HBCUs should focus more on institutional deliverables than women’s personal lives. If they did, they might avoid having another female HBCU president forced to adhere to the so-called “love-clause” in Alabama State University President Dr. Gwendolyn Boyd’s contract. One can only wonder whether male presidents would be expected not to “cohabitate with any person” who is a romantic interest so long as they remain unmarried.
HBCUs should coexist with and willfully include black queer populations. They should reconcile the fact that some campus community members adhere to “traditional” Christian faith and tenets, and others find those ways of life alien.
Just as diverse physical manifestations of blackness are included (i.e. everybody from light-bright-darn-near-white Creoles to seeming blue-black people of uninterrupted Sub-Saharan African ancestry), diverse gender identifications, gender expressions, romantic attractions and romantic connections should be welcomed en masse – not merely tolerated, like seasonal allergies. HBCUs should remember that differences in life experiences and identities are not signs of anarchy. Rather, they are precisely what makes the African Diaspora so beautiful.

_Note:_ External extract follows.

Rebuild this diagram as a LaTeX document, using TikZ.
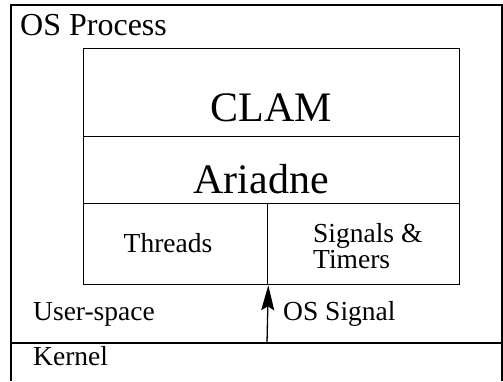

Personally, I know two young black men who recently graduated from solid high schools with selective credentials. Both are socially conscious. Both identify as gay. Neither chose an HBCU. Both acknowledged their desires not to deal with the burden of homophobia in black spaces like HBCUs. The issue is not that the schools need these two young men to continue their legacies. Instead, it is that our spaces should be more inclusive so that more promising people like them might “buy black” with their educations.
Clearly, predominantly white college campuses are not immune from these problems. We remember the unrest at the University of Missouri, with complaints of cotton balls distributed outside of the Black Culture Center, racial slur graffiti and reported pickup truck riders taunting a black student. We remember the feces Swastika. We remember Emma Sulkowicz carrying a mattress as protest of Columbia University’s handling of her accused rapist and her safety after reporting the assault. Higher education, in general, needs work on intersectional issues. We know that part of white supremacy is actively painting black aberrance as fundamentally more flawed because mainstream culture teaches that black people are inherently worse than everyone else.
Admittedly, HBCUs have always cultivated progressive minds and demonstrated a commitment to moving society from how it is to how it should be. Spelman College not only suspended a Bill Cosby endowed professorship, they terminated the opportunity amidst mounting evidence of Cosby’s habitual sexual assaults. Despite a $2 million donation to Central State University, the school covered up Cosby’s name on one of its campus buildings. But these individual instances won’t change the culture of othering so many HBCU campuses thrive upon.
For those involved with or committed to HBCU sustainability and development, we can no longer claim de facto “woke” status while minimizing the humanity of so many in our own community. Our rising enrollment tide should lift all campus community members’ boats. Failure to do so could leave the appearance of normalcy, but like dry drowning, prove terribly dangerous.
Imani J. Jackson, a policy adviser and journalist, is a proud Grambling State University and Florida A&M University College of Law graduate.